Los dos procesos tienen algo en común: por una parte, la incapacidad –o la falta de voluntad- del Gobierno socialista para aclarar sus objetivos últimos; por otra, su disposición a ceder ante el chantaje terrorista, incluso a dialogar con las organizaciones terroristas.

En cuanto al resto de Europa, no es seguro que el ejemplo español sea generalizable. Los demás países europeos mantienen un grado importante de consistencia nacional. Además, varios factores han introducido cambios importantes en la situación. Las elecciones presidenciales norteamericanas y las elecciones iraquíes (y antes las celebradas en Afganistán) han demostrado el respaldo de la opinión pública a políticas claras de acción contra el terrorismo. La posición norteamericana se ha visto reforzada, lo que no dejará de producir cambios en la posición de los países europeos que se opusieron a la intervención en Irak. Las elecciones generales celebradas en Dinamarca en febrero de 2005 demostraron que el electorado danés sigue apoyando al gobierno que se respaldó la intervención en Irak.

España, por tanto, ha quedado aislada internacionalmente, y con un serio problema de cohesión interna que ninguno de sus vecinos tiene demasiado interés en ver resuelto.

Es cierto que España ha sido sometida a un experimento brutal.

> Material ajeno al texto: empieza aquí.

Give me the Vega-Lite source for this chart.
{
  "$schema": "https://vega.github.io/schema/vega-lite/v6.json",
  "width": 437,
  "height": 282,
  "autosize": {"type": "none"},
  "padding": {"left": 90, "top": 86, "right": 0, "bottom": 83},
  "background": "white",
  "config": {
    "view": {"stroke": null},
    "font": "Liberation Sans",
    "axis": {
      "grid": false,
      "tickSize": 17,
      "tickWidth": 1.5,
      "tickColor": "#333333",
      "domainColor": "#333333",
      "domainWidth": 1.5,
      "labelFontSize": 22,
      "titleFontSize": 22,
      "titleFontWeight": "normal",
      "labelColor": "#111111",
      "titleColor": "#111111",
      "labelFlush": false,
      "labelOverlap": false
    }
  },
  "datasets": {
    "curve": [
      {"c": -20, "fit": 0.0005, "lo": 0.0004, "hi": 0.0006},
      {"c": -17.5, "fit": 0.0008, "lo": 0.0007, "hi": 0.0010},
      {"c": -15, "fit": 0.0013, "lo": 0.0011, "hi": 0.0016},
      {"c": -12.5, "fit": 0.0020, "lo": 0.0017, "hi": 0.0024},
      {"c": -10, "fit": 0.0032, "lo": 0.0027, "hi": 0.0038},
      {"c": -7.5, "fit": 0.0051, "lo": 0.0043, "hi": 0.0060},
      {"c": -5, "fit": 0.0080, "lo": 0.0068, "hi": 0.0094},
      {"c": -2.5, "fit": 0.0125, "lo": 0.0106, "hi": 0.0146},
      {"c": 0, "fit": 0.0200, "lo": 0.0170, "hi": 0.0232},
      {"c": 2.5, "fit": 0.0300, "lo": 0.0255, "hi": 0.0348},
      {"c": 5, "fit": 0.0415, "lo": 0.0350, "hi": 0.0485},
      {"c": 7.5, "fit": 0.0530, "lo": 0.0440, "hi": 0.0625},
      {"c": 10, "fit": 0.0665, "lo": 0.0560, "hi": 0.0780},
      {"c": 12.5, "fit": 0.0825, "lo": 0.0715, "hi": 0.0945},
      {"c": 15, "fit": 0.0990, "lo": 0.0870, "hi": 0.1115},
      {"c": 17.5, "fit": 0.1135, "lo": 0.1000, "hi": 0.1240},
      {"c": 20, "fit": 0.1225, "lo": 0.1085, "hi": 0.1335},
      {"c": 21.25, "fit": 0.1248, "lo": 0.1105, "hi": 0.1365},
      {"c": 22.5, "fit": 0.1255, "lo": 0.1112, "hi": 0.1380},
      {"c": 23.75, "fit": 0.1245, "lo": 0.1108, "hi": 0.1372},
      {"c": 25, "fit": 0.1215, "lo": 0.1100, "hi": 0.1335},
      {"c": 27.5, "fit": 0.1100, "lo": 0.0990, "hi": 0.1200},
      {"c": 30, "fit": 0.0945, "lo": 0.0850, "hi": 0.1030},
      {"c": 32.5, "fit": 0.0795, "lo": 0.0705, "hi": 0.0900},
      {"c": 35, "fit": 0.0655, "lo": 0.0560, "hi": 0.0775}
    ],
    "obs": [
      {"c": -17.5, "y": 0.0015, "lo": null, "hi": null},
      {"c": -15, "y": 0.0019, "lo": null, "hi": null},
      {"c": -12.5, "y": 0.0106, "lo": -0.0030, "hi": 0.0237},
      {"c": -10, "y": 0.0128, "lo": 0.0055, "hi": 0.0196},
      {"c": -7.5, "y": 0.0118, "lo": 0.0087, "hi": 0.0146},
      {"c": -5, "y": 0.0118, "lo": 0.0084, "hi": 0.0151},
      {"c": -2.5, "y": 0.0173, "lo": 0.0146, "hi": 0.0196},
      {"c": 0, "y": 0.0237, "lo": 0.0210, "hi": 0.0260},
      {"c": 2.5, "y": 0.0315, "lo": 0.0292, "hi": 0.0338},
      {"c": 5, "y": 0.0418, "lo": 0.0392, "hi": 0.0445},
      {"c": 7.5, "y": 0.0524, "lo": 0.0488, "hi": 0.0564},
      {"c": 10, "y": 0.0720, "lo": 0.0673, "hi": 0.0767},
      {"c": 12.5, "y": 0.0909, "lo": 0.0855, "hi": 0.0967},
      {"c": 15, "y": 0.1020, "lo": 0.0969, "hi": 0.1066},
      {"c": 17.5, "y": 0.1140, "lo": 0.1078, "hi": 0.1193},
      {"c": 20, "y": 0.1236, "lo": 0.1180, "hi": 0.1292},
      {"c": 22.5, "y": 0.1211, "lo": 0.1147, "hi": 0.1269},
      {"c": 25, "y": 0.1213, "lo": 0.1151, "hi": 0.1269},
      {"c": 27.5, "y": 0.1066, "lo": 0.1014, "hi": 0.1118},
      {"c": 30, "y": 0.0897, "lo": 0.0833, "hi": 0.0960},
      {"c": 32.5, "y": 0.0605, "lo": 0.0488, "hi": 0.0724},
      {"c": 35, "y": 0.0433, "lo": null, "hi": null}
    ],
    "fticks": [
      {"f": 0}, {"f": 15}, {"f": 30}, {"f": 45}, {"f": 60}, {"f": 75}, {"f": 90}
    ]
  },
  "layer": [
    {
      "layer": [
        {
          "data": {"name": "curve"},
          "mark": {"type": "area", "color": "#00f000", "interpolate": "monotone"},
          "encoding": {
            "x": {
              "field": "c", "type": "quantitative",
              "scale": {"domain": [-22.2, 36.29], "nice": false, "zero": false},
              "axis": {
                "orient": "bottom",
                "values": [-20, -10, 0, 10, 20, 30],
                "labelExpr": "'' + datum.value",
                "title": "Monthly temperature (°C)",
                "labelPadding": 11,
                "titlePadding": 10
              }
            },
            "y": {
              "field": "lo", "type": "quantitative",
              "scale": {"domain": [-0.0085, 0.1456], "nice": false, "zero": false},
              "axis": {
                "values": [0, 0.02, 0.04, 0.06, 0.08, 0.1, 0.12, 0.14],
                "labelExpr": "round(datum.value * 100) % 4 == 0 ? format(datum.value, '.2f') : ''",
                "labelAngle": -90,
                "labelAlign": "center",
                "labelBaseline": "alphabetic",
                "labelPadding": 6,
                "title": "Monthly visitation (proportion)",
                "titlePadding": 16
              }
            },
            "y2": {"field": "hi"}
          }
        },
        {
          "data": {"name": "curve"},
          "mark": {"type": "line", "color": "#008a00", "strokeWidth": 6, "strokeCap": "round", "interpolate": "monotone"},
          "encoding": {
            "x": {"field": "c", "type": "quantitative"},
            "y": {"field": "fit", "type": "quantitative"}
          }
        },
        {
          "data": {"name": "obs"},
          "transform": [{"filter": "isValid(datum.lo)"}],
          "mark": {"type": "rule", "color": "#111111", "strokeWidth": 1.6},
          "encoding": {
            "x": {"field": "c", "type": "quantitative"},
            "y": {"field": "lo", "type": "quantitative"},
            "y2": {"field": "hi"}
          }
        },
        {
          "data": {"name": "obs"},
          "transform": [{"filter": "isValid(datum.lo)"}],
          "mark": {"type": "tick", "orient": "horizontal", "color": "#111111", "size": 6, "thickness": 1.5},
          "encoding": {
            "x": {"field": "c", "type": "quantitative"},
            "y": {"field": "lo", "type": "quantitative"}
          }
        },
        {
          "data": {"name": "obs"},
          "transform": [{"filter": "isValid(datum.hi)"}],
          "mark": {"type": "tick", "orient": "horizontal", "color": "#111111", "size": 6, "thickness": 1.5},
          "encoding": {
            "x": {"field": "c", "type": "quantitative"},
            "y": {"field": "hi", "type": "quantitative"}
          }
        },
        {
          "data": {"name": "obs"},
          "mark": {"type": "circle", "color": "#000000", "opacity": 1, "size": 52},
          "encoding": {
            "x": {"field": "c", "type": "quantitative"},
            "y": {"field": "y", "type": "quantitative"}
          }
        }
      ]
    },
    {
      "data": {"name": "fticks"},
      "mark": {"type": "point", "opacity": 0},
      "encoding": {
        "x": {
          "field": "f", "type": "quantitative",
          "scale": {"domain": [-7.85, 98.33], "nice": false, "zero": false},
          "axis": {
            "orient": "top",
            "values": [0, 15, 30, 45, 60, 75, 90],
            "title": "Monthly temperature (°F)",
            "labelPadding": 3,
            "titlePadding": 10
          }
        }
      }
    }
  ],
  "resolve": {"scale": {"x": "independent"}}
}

Especular sobre la reacción del electorado de cualquier país en circunstancias como las vividas por los españoles el 11 de marzo es sumamente aventurado, y probablemente injusto para los españoles. También es verdad que lo ocurrido demuestra que los terroristas están dispuestos a intervenir en los procesos electorales democráticos, lo que debería llevar a un refuerzo de las medidas preventivas y de seguridad, y también a una seria reflexión acerca cuál es el fundamento moral de las sociedades libres. Ese fundamento es, en última instancia, lo que los terroristas se proponen destruir.